Three years — that’s how long it seems to take: At least from a gut feeling, I’d say that it’s more or less three years for your research work to find its way to your academic colleagues. That is, if you are not in the tiny league of scholars whose every step (and mishap) is more or less instantaneously taken up in academia.

I was forced to reflect on this time lag when a scholar of Art history contacted me with regard to my work on protest movements, masks and identity politics that still figures as my postdoctoral research projectWe had met and talked briefly at a conference a few years ago, and then I eventually steered out of cultural studies and into higher education studies.

For almost five years now, I haven’t been active in researching protest movements, and for almost three years , I haven’t published anything on this subject.
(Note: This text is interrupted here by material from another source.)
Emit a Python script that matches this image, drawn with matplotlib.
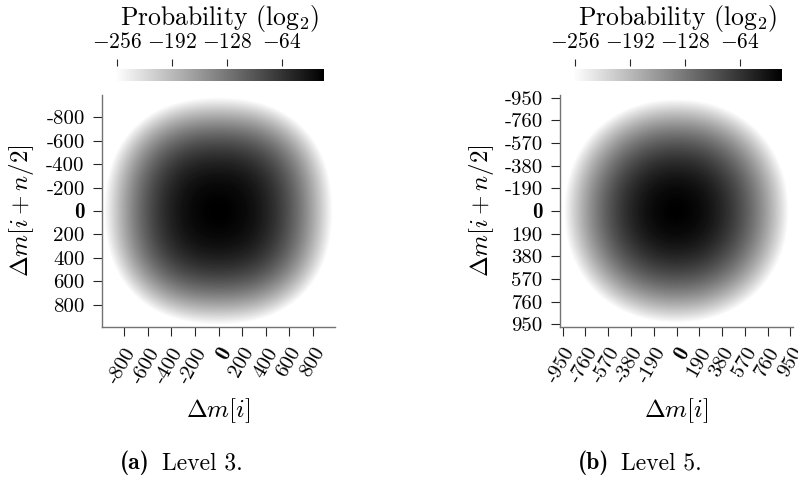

Still, occasional inquiries come in regarding my research, and this was one of them.

The colleague was writing an article on masks in the context of protests, remembered me and got into an e-mail conversation. He kindly sent me his article draft to comment on, which I did, and which brought about further e-mail comments from his side (the article has been published this year under the title Democracy and Masks. Towards an Iconology of the Faceless Crowd).

All this spiralled me back three or four years to the discussions and topics of that era. It really felt like a Rocky Horror Picture Show time warp. On the one hand, it was great to dive back into it again, especially as the article in question approaches this topic from an angle that was unfamiliar to me. On the other hand, I felt that some of the points touched upon in the article and some of the rather optimistic ideas regarding masks were something I had safely left behind.

Anyway, so it’s been roughly three years. Two years for some good publications to come out of your research, and one year to be read by a small amount of people in the loop to give you feedback on it or get back to you with further ideas. With an average contract of three years in German academia, this means that what happened to me might well have happened to a large set of scholars before: Just when you start to lift off with a new research topic, you are forced to find another topic somewhere else. And when you have settled in a bit, you are approached by your past, but are not up to date anymore. That’s the genius of capitalist human ressource allocation, I suppose.